La détérioration des conditions sociales aux États-Unis

La nécessité d'une politique indépendante de la classe ouvrière et d'une direction prosociale antiguerre pour l'économie

Dans une série d'articles, les médias de masse ont dressé un sombre tableau des conditions de vie inhumaines aux États-Unis. Ils ont décrit les conditions sociales intenables de nombreuses personnes dans les villes de la Californie et du nord-ouest, de New York et d'ailleurs. Ville après ville, des milliers de personnes vivent dans les rues et dans les parcs, avec un accès limité à des installations sanitaires et aux autres services publics. La situation du logement des travailleurs de la Silicon Valley est si désespérée qu'Apple a décidé d'investir 2,5 milliards de dollars pour construire des logements locatifs pour ses travailleurs et d'autres sur des terrains qu'elle possède à San Francisco.

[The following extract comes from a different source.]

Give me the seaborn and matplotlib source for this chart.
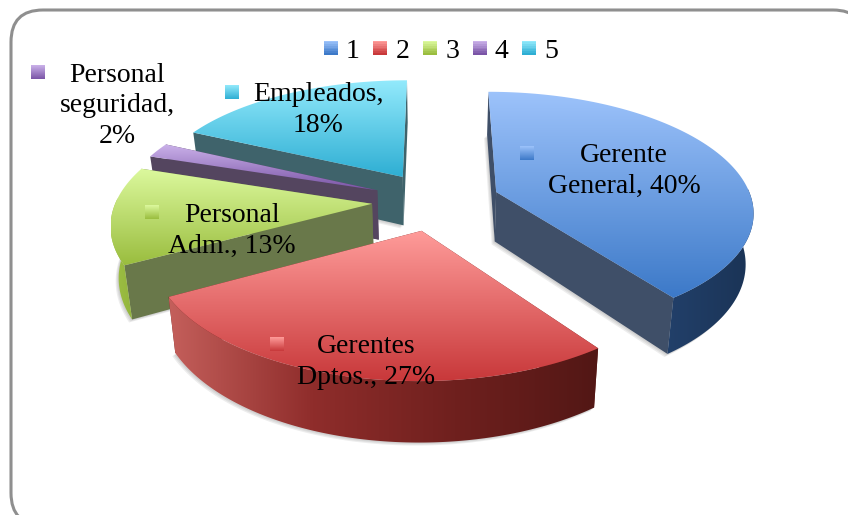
"""Exploded 3D-look pie of staff shares, drawn with a small projection helper."""
import numpy as np
import seaborn as sns
import matplotlib
matplotlib.use("Agg")
import matplotlib.pyplot as plt
from matplotlib.legend_handler import HandlerBase
from matplotlib.patches import FancyBboxPatch, Patch, Polygon, Rectangle

# chart data
names = ["Gerente\nGeneral,", "Gerentes\nDptos.,", "Personal\nAdm.,", "Personal\nseguridad,", "Empleados,"]
shares = [40, 27, 13, 2, 18]
legend_labels = ["1", "2", "3", "4", "5"]
value_breaks = [" ", " ", " ", "\n", "\n"]

# colours per slice
top_stops = [
    ["#9dc3fb", "#3c79c8"],
    ["#ff9c9a", "#c8383a"],
    ["#dcf99e", "#9abd3e"],
    ["#cbb2ea", "#7a54a6"],
    ["#93eafc", "#2eaed3"],
]
side_colors = ["#3f4f68", "#6e2320", "#69784a", "#54455f", "#3f636b"]
arc_stops = [
    ["#22406a", "#1a3355"],
    ["#c45f5b", "#8f2d2b", "#6f201e", "#521715"],
    ["#9fc046", "#93b53c"],
    ["#5e4a78", "#54455f"],
    ["#3f636b", "#3f636b"],
]

# where the labels and their keys go, in pixels
label_xy = [(624, 171), (366, 362), (232, 231), (117, 106), (318, 110)]
key_xy = [(520, 146), (270, 337), (145, 205), (31, 65), (225, 85)]
draw_order = [4, 3, 2, 0, 1]

# projection of the pie plane onto the picture
CX, CY = 436, 201
RADIUS, SQUASH = 256, 0.46
PERSPECTIVE = 0.15
DEPTH = 50
EXPLODE = 0.25
FONT = "Liberation Serif"


def project(u, v, z=0.0):
    """Plane point (u, v) at depth fraction z to picture x, y."""
    s = 1 / (1 + PERSPECTIVE * v)
    x = CX + RADIUS * u * s * (1 - 0.025 * z)
    y = CY - RADIUS * SQUASH * v * s + DEPTH * z * s
    return np.column_stack([x, y])


def gradient_fill(ax, pts, cmap, zorder, horizontal=False):
    """Fill a polygon with a gradient across its own extent."""
    x0, x1 = pts[:, 0].min(), pts[:, 0].max()
    y0, y1 = pts[:, 1].min(), pts[:, 1].max()
    ramp = np.linspace(0, 1, 256)
    ramp = ramp[None, :] if horizontal else ramp[:, None]
    im = ax.imshow(ramp, cmap=cmap, extent=(x0, x1, y1, y0), aspect="auto", zorder=zorder)
    clip = Polygon(pts, closed=True, transform=ax.transData)
    im.set_clip_path(clip)


class GradientKey(HandlerBase):
    def create_artists(self, legend, orig_handle, xdescent, ydescent, width, height, fontsize, trans):
        stops = orig_handle.get_gid()
        side = 14 / 100 * 72
        strips = []
        for i in range(8):
            r = Rectangle((-xdescent, -ydescent + height / 2 + side / 2 - (i + 1) * side / 8),
                          side, side / 8 + 0.2, fc=sns.blend_palette(stops, 8)[i], ec="none", transform=trans)
            strips.append(r)
        return strips


sns.set_theme(style="white")
plt.rcParams["font.family"] = [FONT, "DejaVu Serif"]

fig = plt.figure(figsize=(8.48, 5.15), dpi=100)
ax = fig.add_axes([0, 0, 1, 1])

total = sum(shares)
ends = np.cumsum(shares) / total * 2 * np.pi
starts = np.concatenate([[0], ends[:-1]])

ax.add_patch(FancyBboxPatch((41, 40), 794, 455, boxstyle="round,pad=30,rounding_size=32",
                            fc="white", ec="#8f8f8f", lw=2.2, zorder=0.5))

z = 1
for idx in draw_order:
    mid = (starts[idx] + ends[idx]) / 2
    ou, ov = EXPLODE * np.sin(mid), EXPLODE * np.cos(mid)
    th = np.linspace(starts[idx], ends[idx], 120)
    arc_u, arc_v = ou + np.sin(th), ov + np.cos(th)
    outline_u = np.concatenate([[ou], arc_u])
    outline_v = np.concatenate([[ov], arc_v])

    # soft shadow under the slice
    low = project(outline_u, outline_v, 1.0)
    for off in (3, 2, 1):
        ax.add_patch(Polygon(low + [-off, off], closed=True, fc="#808080", ec="none", alpha=0.14, zorder=z))
    z += 1

    # the two cut walls
    for end_th in (starts[idx], ends[idx]):
        eu, ev = ou + np.sin(end_th), ov + np.cos(end_th)
        wall = np.vstack([project(np.array([ou, eu]), np.array([ov, ev])),
                          project(np.array([eu, ou]), np.array([ev, ov]), 1.0)])
        ax.add_patch(Polygon(wall, closed=True, fc=side_colors[idx], ec="none", zorder=z))
        z += 1

    # outer wall, only the part that faces the viewer
    front = np.cos(th) < 0.05
    if front.any():
        outer = np.vstack([project(arc_u[front], arc_v[front]),
                           project(arc_u[front][::-1], arc_v[front][::-1], 1.0)])
        gradient_fill(ax, outer, sns.blend_palette(arc_stops[idx], as_cmap=True), z, horizontal=True)
        z += 1

    # top face
    top = project(outline_u, outline_v)
    gradient_fill(ax, top, sns.blend_palette(top_stops[idx], as_cmap=True), z)
    z += 1

ax.set_xlim(0, 848)
ax.set_ylim(515, 0)
ax.axis("off")

# data labels with their little keys
for idx, name in enumerate(names):
    kx, ky = key_xy[idx]
    key = np.array([[kx, ky], [kx + 14, ky], [kx + 14, ky + 14], [kx, ky + 14]], dtype=float)
    gradient_fill(ax, key, sns.blend_palette(top_stops[idx], as_cmap=True), z)
    ax.text(*label_xy[idx], f"{name}{value_breaks[idx]}{shares[idx]}%", ha="center", va="center",
            color="black", fontsize=20, linespacing=1.3, zorder=z + 1)

handles = [Patch(gid=top_stops[i]) for i in range(len(legend_labels))]
ax.legend(handles, legend_labels, handler_map={Patch: GradientKey()}, loc="center",
          bbox_to_anchor=(441, 51), bbox_transform=ax.transData, ncol=5, frameon=False,
          fontsize=20, handlelength=0.5, handletextpad=0.29, columnspacing=0.5, labelcolor="black")

ax.set_xlim(0, 848)
ax.set_ylim(515, 0)
fig.savefig("out.png", dpi=100)
plt.close(fig)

Le New York Times a détaillé de graves problèmes sociaux en matière de soins de santé, d'éducation, de logement et l'influence corruptrice des gros capitaux du système des partis cartellisés démocrate et républicain. Les articles laissent entendre que l'inégalité de la richesse sociale entre riches et pauvres est le problème fondamental et non le symptôme d'un problème plus profond, et qu'une répartition de la richesse accumulée est nécessaire pour résoudre les problèmes sociaux.

D'autres articles réfutent cette approche et affirment que le « rêve américain » de devenir riche et de faire « chacun pour soi » a permis à la nation de dominer les affaires mondiales et que la répartition de la richesse est contraire au « mode de vie américain ». Le conflit est souvent présenté comme une différence dans les visions du monde et les énoncés de politique des deux partis cartellisés établis et au sein du Parti démocrate.

Les articles sur l'inégalité des richesses s'appuient, entre autres, sur les recherches récentes des économistes Emmanuel Saez et Gabriel Zucman, qui figurent dans leur livre Le Triomphe de l'injustice : Comment les riches esquivent les impôts et comment faire pour qu'ils les payent, dans lequel ils soutiennent que la concentration de la richesse dans les mains de quelques-uns est devenue si grande qu'elle devient intenable, ce qui entraîne des problèmes sociaux non résolus que seule une augmentation de l'impôt pour les riches peut résoudre.

Les données révèlent que 400 familles américaines possèdent actuellement plus de richesses sociales que la population totale de personnes d'ascendance africaine, soit environ 48 millions, plus le quart de celles d'ascendance latino-américaine et hispanique, soit un autre 14 millions. La tranche la plus riche des 0,1 % a accaparé une partie presque trois fois plus grande de la richesse sociale des États-Unis, passant de 7 % à 20 %, entre la fin des années 1970 et 2016, tandis que la tranche inférieure des 90 % a vu sa part de la richesse passer de 35 % à 25 %.

Les 130 000 familles les plus riches des États-Unis détiennent maintenant presque autant de richesse sociale que les 117 millions de familles les plus pauvres réunies. Le 1 % supérieur possède 42 % de l'ensemble de la richesse sociale du pays. Les articles ne précisent pas ce qui constitue la richesse à part donner des références générales sur la propriété d'actions et d'obligations, la propriété de sociétés et de biens immobiliers, des maisons, des voitures, des revenus disponibles, etc.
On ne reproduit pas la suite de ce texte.